Purists will complain that sweeping memory leaks under the carpet like this is no substitute for actually fixing the leaks. In very large programs, however, it can be impractical to find and fix all memory leaks. (I question whether it's even provably possible to do so.) And even if you could find and fix all potential leaks in your program, what about the JRE? (Does it never leak?) What about external libraries? Are you going to go on a quest to fix other people's leaks? How will you know when you've found them all?

I believe in fixing memory leaks. But I'm also a pragmatist, and I think if your app is mission-critical, it can't hurt to have a safety net under it; and Melt is that safety net.

Good work, Michael.

Tuesday, November 04, 2008

Garbage-collection bug causes car crash

A few days ago I speculated that you could lose an expensive piece of hardware (such as a $300 million spacecraft) if a non-deterministic garbage-collection event were to happen at the wrong time.
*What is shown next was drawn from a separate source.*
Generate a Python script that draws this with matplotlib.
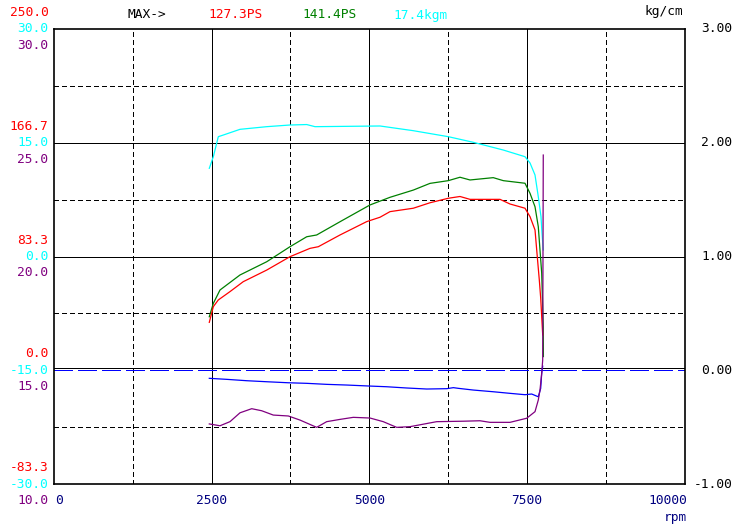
import matplotlib.pyplot as plt
from matplotlib.transforms import offset_copy

plt.rcParams['font.family'] = 'DejaVu Sans Mono'
plt.rcParams['lines.scale_dashes'] = False

# power (PS) - red
red_rpm = [2463, 2527, 2606, 2791, 3002, 3374, 3743, 4060, 4192, 4536, 4960, 5171, 5329,
           5699, 5963, 6254, 6439, 6598, 7074, 7232, 7470, 7550, 7629, 7665, 7697, 7719, 7751]
red_ps = [35.1, 46.6, 51.5, 57.6, 64.9, 73.4, 83.2, 89.3, 90.5, 99.1, 108.9, 112.1, 116.2,
          118.7, 122.7, 126.0, 127.3, 125.2, 125.2, 121.8, 118.7, 112.5, 102.8, 83.2, 66.2, 53.0, 25.9]

# second power curve (PS) - green
green_rpm = [2463, 2527, 2633, 2950, 3374, 3743, 4008, 4166, 4536, 5012, 5329, 5699, 5963,
             6254, 6439, 6598, 6967, 7126, 7470, 7550, 7629, 7681, 7708, 7735, 7760, 7762]
green_ps = [39.2, 49.0, 58.8, 69.8, 79.5, 90.5, 97.8, 99.1, 108.8, 121.1, 126.7, 132.0, 136.9,
            138.9, 141.4, 139.4, 141.1, 138.9, 137.0, 129.6, 119.8, 105.2, 88.1, 71.3, 32.0, 10.0]

# torque (kgm) - cyan
cyan_rpm = [2463, 2527, 2606, 2686, 2950, 3374, 3743, 4008, 4140, 5171, 5699, 6254, 6650,
            7126, 7470, 7550, 7629, 7681, 7724, 7740, 7760]
cyan_kgm = [11.63, 13.16, 15.80, 16.02, 16.77, 17.12, 17.34, 17.4, 17.12, 17.21, 16.59, 15.80,
            15.06, 14.04, 13.16, 12.33, 10.75, 7.89, 5.25, 3.06, 0.86]

# air/fuel ratio - purple
afr_rpm = [2463, 2633, 2791, 2950, 3136, 3294, 3478, 3716, 3902, 4166, 4325, 4536, 4747, 5012,
           5222, 5435, 5646, 6070, 6492, 6756, 6915, 7232, 7497, 7629, 7681, 7708, 7735, 7751, 7760]
afr = [12.64, 12.56, 12.74, 13.13, 13.31, 13.22, 13.03, 12.99, 12.81, 12.49, 12.74, 12.84, 12.93,
       12.90, 12.74, 12.49, 12.52, 12.74, 12.76, 12.78, 12.71, 12.71, 12.89, 13.18, 13.69, 14.13,
       14.86, 15.45, 24.46]

# boost (kg/cm) - blue
boost_rpm = [2463, 2740, 3057, 3374, 3716, 4008, 4325, 4642, 5012, 5277, 5594, 5912, 6229, 6334,
             6413, 6650, 6967, 7232, 7470, 7576, 7681, 7719, 7735, 7751]
boost = [-0.071, -0.080, -0.092, -0.101, -0.110, -0.115, -0.124, -0.130, -0.139, -0.145, -0.156,
         -0.165, -0.162, -0.153, -0.159, -0.174, -0.189, -0.203, -0.215, -0.209, -0.233, -0.160,
         -0.028, 0.036]

x_ticks = [0, 2500, 5000, 7500, 10000]
x_labels = ['0', '2500', '5000', '7500', '10000']
boost_ticks = [3.0, 2.0, 1.0, 0.0, -1.0]
boost_labels = ['3.00', '2.00', '1.00', '0.00', '-1.00']
ps_ticks = [250.0, 166.7, 83.3, 0.0, -83.3]
kgm_ticks = [30.0, 15.0, 0.0, -15.0, -30.0]
afr_ticks = [30.0, 25.0, 20.0, 15.0, 10.0]

RED, GREEN, CYAN, PURPLE, BLUE, NAVY = '#ff0000', '#008000', '#00ffff', '#800080', '#0000ff', '#000080'
fs = 9.3

fig = plt.figure(figsize=(7.49, 5.28), dpi=100)
rect = [54 / 749, 44 / 528, 630.5 / 749, 455 / 528]
ax = fig.add_axes(rect)
ax.set_xlim(0, 10000)
ax.set_ylim(-1, 3)
ax.set_xticks([])
ax.set_yticks([])
for s in ax.spines.values():
    s.set_linewidth(1.2)

# grid
dash = (0, (2.9, 2.2))
for v in [1250, 3750, 6250, 8750]:
    ax.axvline(v, color='black', lw=0.72, ls=dash, antialiased=False)
for v in [2500, 5000, 7500]:
    ax.axvline(v, color='black', lw=0.72, antialiased=False)
for v in [2.5, 1.5, 0.5, -0.5]:
    ax.axhline(v, color='black', lw=0.72, ls=dash, antialiased=False)
for v in [2.0, 1.0]:
    ax.axhline(v, color='black', lw=0.72, antialiased=False)
# black zero grid sits a couple of pixels above the blue zero-boost line
ax.plot([0, 1], [0.0, 0.0], color='black', lw=0.72, antialiased=False,
        transform=offset_copy(ax.get_yaxis_transform(), fig=fig, y=2, units='dots'))
ax.axhline(0.0, color=BLUE, lw=0.9, ls=(0, (13, 4.3)), antialiased=False)

ax_ps = fig.add_axes(rect, frameon=False)
ax_ps.set_xlim(0, 10000)
ax_ps.set_ylim(-250 / 3, 250)
ax_kgm = fig.add_axes(rect, frameon=False)
ax_kgm.set_xlim(0, 10000)
ax_kgm.set_ylim(-30, 30)
ax_afr = fig.add_axes(rect, frameon=False)
ax_afr.set_xlim(0, 10000)
ax_afr.set_ylim(10, 30)
for a in (ax_ps, ax_kgm, ax_afr):
    a.set_xticks([])
    a.set_yticks([])

ax.plot(boost_rpm, boost, color=BLUE, lw=0.9)
ax_afr.plot(afr_rpm, afr, color=PURPLE, lw=0.9)
ax_kgm.plot(cyan_rpm, cyan_kgm, color=CYAN, lw=0.9)
ax_ps.plot(green_rpm, green_ps, color=GREEN, lw=0.9)
ax_ps.plot(red_rpm, red_ps, color=RED, lw=0.9)

# left labels, three stacked scales
lx = -5.5 / 630.5
for a, ticks, col, dy in [(ax_ps, ps_ticks, RED, 16.5), (ax_kgm, kgm_ticks, CYAN, 0),
                          (ax_afr, afr_ticks, PURPLE, -16.5)]:
    tr = offset_copy(a.get_yaxis_transform(), fig=fig, y=dy, units='dots')
    for t in ticks:
        a.text(lx, t, f'{t:.1f}', transform=tr, color=col, fontsize=fs,
               ha='right', va='center')

# right labels
for t, lab in zip(boost_ticks, boost_labels):
    ax.text(1 + 47.5 / 630.5, t, lab, transform=ax.get_yaxis_transform(),
            fontsize=fs, ha='right', va='center')
ax.text(1 - 1.5 / 630.5, 1 + 17 / 455, 'kg/cm', transform=ax.transAxes,
        fontsize=fs, ha='right', va='center')

# x labels
for t, lab in zip(x_ticks, x_labels):
    ha = 'left' if t == 0 else ('right' if t == 10000 else 'center')
    xt = t + (15 if t == 0 else 0) + (50 if t == 10000 else 0)
    ax.text(xt, -16 / 455, lab, transform=ax.get_xaxis_transform(),
            color=NAVY, fontsize=fs, ha=ha, va='center')
ax.text(1 + 2 / 630.5, -34 / 455, 'rpm', transform=ax.transAxes,
        color=NAVY, fontsize=fs, ha='right', va='center')

# max values header
top = 1 + 14 / 455
for x0, txt, col in [(128, 'MAX->', 'black'), (208, f'{max(red_ps):.1f}PS', RED),
                     (302, f'{max(green_ps):.1f}PS', GREEN), (393, f'{max(cyan_kgm):.1f}kgm', CYAN)]:
    ax.text((x0 - 54) / 630.5, top, txt, transform=ax.transAxes, color=col,
            fontsize=fs, ha='left', va='center')

fig.savefig('out.png', dpi=100)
It turns out there has indeed been a GC-related calamity: one in which $2 million was on the line. (To be fair, this particular calamity wasn't actually caused by garbage collection; it was caused by programmer insanity. But it makes for an interesting story nevertheless. Read on.)

The event in question involved a driverless vehicle (shown above) powered by 10K lines of C# code.

At codeproject.com, you'll find the in-depth post-mortem discussion of how a GC-related bug caused a driverless DARPA Grand Challenge vehicle to crash in the middle of a contest, eliminating the Princeton team from competition and dashing their hopes of winning a $2 million cash prize.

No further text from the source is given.